Day in and day out, I am challenged, inspired and educated by the people I meet inside the immigration detention centers, who above all,  have taught me this: people are strong.

women holding handsAmong the most fiercely strong people I have met are female immigrants, refugees and asylum-seekers. I’ve met women who’ve journeyed through entire countries on foot—alone—in an effort to flee violence that threatened their lives, or in a desire to save their children from becoming gang members. I’ve met women whose bodies have been violated or whose sense of a value as human being has been deeply affronted. And, yet, so often these very same women say to me: I am here today. Let’s fight.

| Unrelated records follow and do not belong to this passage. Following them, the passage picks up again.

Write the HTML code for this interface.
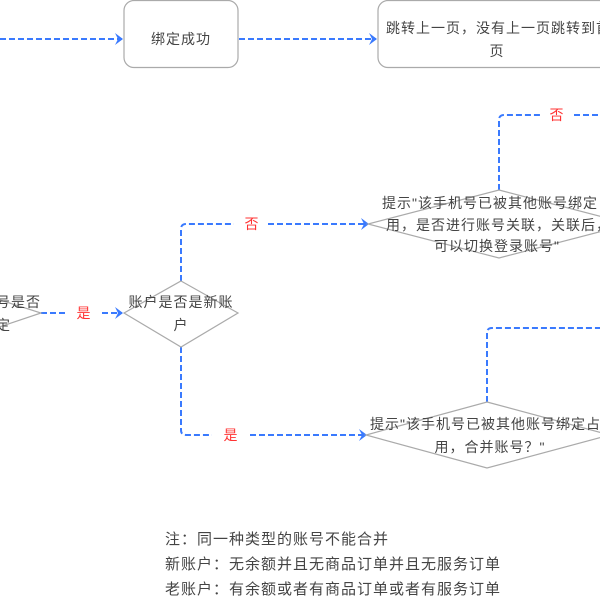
<!DOCTYPE html>
<html><head><meta charset="utf-8"><style>
body{margin:0;background:#fff;}
svg text{font-family:"Liberation Sans","Noto Sans CJK SC",sans-serif;font-size:14px;letter-spacing:1px;fill:#444;}
</style></head><body>
<svg width="600" height="600" viewBox="0 0 600 600" xmlns="http://www.w3.org/2000/svg">
<defs><marker id="a" markerWidth="10" markerHeight="12" refX="8" refY="6" orient="auto" markerUnits="userSpaceOnUse"><path d="M1,0 L9,6 L1,12 L4,6 Z" fill="#3a7afe"/></marker></defs>
<g fill="none" stroke="#3a7afe" stroke-width="2" stroke-dasharray="6,3">
<path d="M0,39 H122" marker-end="url(#a)"/>
<path d="M239,39 H376" marker-end="url(#a)"/>
<path d="M499,190 V120 Q499,115 504,115 H541 M574,115 H600"/>
<path d="M181,281 V229 Q181,224 186,224 H234 M268,224 H368" marker-end="url(#a)"/>
<path d="M41,313 H66 M102,313 H122" marker-end="url(#a)"/>
<path d="M181,347 V430 Q181,435 186,435 H212 M250,435 H366" marker-end="url(#a)"/>
<path d="M487,402 V333 Q487,328 492,328 H600"/>
</g>
<g fill="#fff" stroke="#aaa" stroke-width="1.2">
<rect x="124" y="0.5" width="114" height="67" rx="10"/>
<rect x="378" y="0.5" width="240" height="67" rx="10"/>
<path d="M499,190 L630,224 L499,258 L368,224 Z"/>
<path d="M181,281 L238,313 L181,347 L124,313 Z"/>
<path d="M-60,281 L41,313 L-60,347 Z"/>
<path d="M487,402 L610,435 L487,468 L366,435 Z"/>
</g>
<text x="181" y="44" text-anchor="middle">绑定成功</text>
<text x="386" y="33">跳转上一页，没有上一页跳转到首</text>
<text x="497" y="56" text-anchor="middle">页</text>
<text x="382" y="208">提示"该手机号已被其他账号绑定占</text>
<text x="386" y="230">用，是否进行账号关联，关联后，</text>
<text x="497" y="251" text-anchor="middle">可以切换登录账号"</text>
<text x="181" y="307" text-anchor="middle">账户是否是新账</text>
<text x="181" y="330" text-anchor="middle">户</text>
<text x="-4" y="307">号是否</text>
<text x="-4" y="330">定</text>
<text x="370" y="429">提示"该手机号已被其他账号绑定占</text>
<text x="490" y="452" text-anchor="middle">用，合并账号？"</text>
<text x="557" y="120" text-anchor="middle" style="fill:#f33">否</text>
<text x="252" y="229" text-anchor="middle" style="fill:#f33">否</text>
<text x="84" y="318" text-anchor="middle" style="fill:#f33">是</text>
<text x="231" y="440" text-anchor="middle" style="fill:#f33">是</text>
<text x="165" y="544" style="font-size:15px;letter-spacing:1px">注：同一种类型的账号不能合并</text>
<text x="165" y="569" style="font-size:15px;letter-spacing:1px">新账户：无余额并且无商品订单并且无服务订单</text>
<text x="165" y="594" style="font-size:15px;letter-spacing:1px">老账户：有余额或者有商品订单或者有服务订单</text>
</svg>
</body></html>
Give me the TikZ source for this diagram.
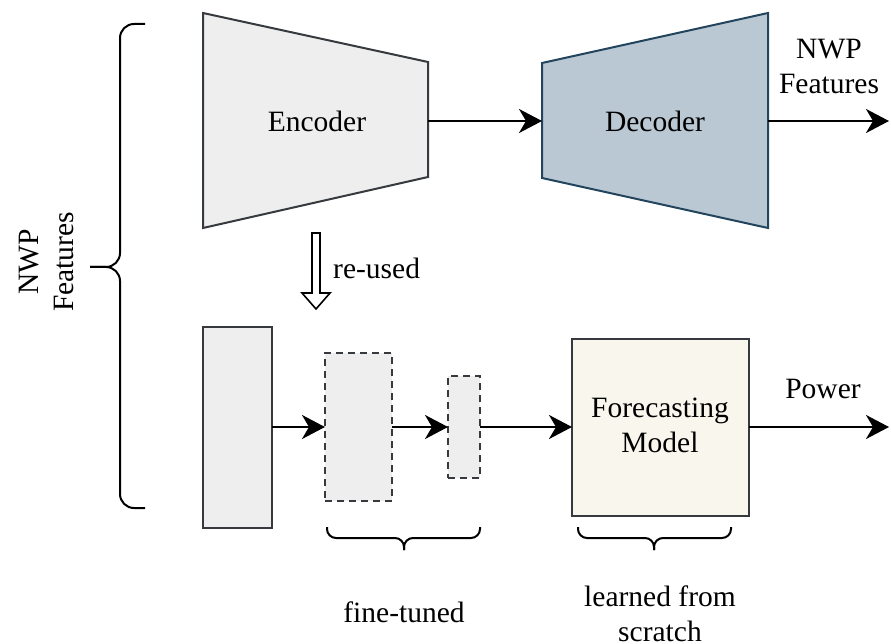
\documentclass[tikz,border=0pt]{standalone}
\usepackage{fontspec}
\setmainfont{Liberation Serif}
\usetikzlibrary{arrows.meta}
\definecolor{grayfill}{HTML}{EEEEEE}
\definecolor{graystroke}{HTML}{36393D}
\definecolor{bluefill}{HTML}{BAC8D3}
\definecolor{bluestroke}{HTML}{23445D}
\definecolor{creamfill}{HTML}{F9F7ED}
\begin{document}
\begin{tikzpicture}[x=1pt,y=-1pt,
  txt/.style={font=\fontsize{29.5}{35}\selectfont, align=center, inner sep=0pt},
  shapeline/.style={line width=2pt, line join=miter},
  blockbox/.style={shapeline, draw=graystroke, fill=grayfill, inner sep=0pt, outer sep=0pt},
  dashbox/.style={blockbox, dash pattern=on 7pt off 5pt},
  arr/.style={line width=2.4pt, -{Stealth[length=23pt,width=24pt,inset=7pt]}},
  bracestyle/.style={line width=2pt, rounded corners=14pt},
  sbrace/.style={line width=2pt, rounded corners=9pt}]
\useasboundingbox (0,0) rectangle (891,644);

% Encoder trapezoid
\draw[shapeline, draw=graystroke, fill=grayfill] (203,13) -- (428,62) -- (428,177) -- (203,228) -- cycle;
\node[txt] (enc) at (317,121) {Encoder};
\coordinate (encR) at (428,121);

% Decoder trapezoid
\draw[shapeline, draw=bluestroke, fill=bluefill] (542,63) -- (768,13) -- (768,228) -- (542,178) -- cycle;
\node[txt] (dec) at (655,121) {Decoder};
\coordinate (decL) at (542,121);
\coordinate (decR) at (768,121);
\coordinate (outTop) at (889,121);

\draw[arr] (encR) -- (decL);
\draw[arr] (decR) -- (outTop);
\node[txt] (nwpTop) at (829,66) {NWP\\Features};

% Left brace
\coordinate (lbTop) at (145,24);
\coordinate (lbBot) at (145,508);
\coordinate (lbTip) at (90,267);
\draw[bracestyle] (lbTop) -- (120,24) -- (120,267) -- (lbTip);
\draw[bracestyle] (lbBot) -- (120,508) -- (120,267) -- (lbTip);
\node[txt, rotate=90] (nwpLeft) at (46,262) {NWP\\Features};

% re-used hollow arrow
\draw[line width=1.6pt, fill=white, line join=miter]
  (312,233) -- (320,233) -- (320,293) -- (330,293) -- (316,309) -- (302,293) -- (312,293) -- cycle;
\node[txt, anchor=west] (reused) at (333,268) {re-used};

% Lower blocks
\node[blockbox, minimum width=69, minimum height=201] (b1) at (237.5,427.5) {};
\node[dashbox, minimum width=67, minimum height=148] (b2) at (358.5,427) {};
\node[dashbox, minimum width=32, minimum height=102] (b3) at (464,427) {};
\node[blockbox, fill=creamfill, minimum width=177, minimum height=177] (fm) at (660.5,427.5) {};
\node[txt] (fmtext) at (660,425) {Forecasting\\Model};
\coordinate (outBot) at (889,427);

\draw[arr] (b1.east |- b2) -- (b2.west);
\draw[arr] (b2.east) -- (b3.west);
\draw[arr] (b3.east) -- (fm.west |- b3);
\draw[arr] (fm.east |- outBot) -- (outBot);
\node[txt] (power) at (823,389) {Power};

% Bottom braces
\draw[sbrace] (327,527) -- (327,538) -- (404,538) -- (404,550);
\draw[sbrace] (480,527) -- (480,538) -- (404,538) -- (404,550);
\draw[sbrace] (578,527) -- (578,538) -- (654,538) -- (654,550);
\draw[sbrace] (731,527) -- (731,538) -- (654,538) -- (654,550);
\node[txt] (ft) at (404,612) {fine-tuned};
\node[txt] (lfs) at (660,614) {learned from\\scratch};
\end{tikzpicture}
\end{document}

One woman I met recently in an immigration detention center in Maryland exhibited a familiar tenacity.  Born in 1992 in Mogadishu, Somalia, “Khalada” grew up in the grit of post-civil war Somalia. She longed for an education, but was not able to gain access to school until she was an early teen. Once in school, she poured herself into her education and persevered through seven years of schooling--enough to qualify her as a teacher. In 2014, she started her work as an educator, teaching English to both boys and girls in primary school. However, her work-- as a woman--teaching English to boys and girls caught the attention of al-Shabaab, who told her that she was marked for death if she continued.  Despite these threats, Khalada continued teaching. Tragically, around that same time, two other teachers at Khalada’s school were murdered by al-Shabaab. As the threat of death against Khalada escalated, she and her family decided she needed to leave Somalia. They arranged for her to flee from Somalia to Kenya, from where she eventually embarked on her journey to the US.

Though my work in the detention centers has taught me that people are strong, it has also taught me an equally powerful message: we, as human beings, need each other. More exactly: we need each other to act in kindness. So many of my clients can recount with great gusto the memory of a stranger who offered them hospitality on their journey, or the advocacy of an attorney who affirmed that their lives mattered.

It’s enormously privileged work to enter into the lives of the strong like Khalada and to enter in remembering that we all—each one of ourselves included---need the kindness of others. Enter in! You won’t regret it.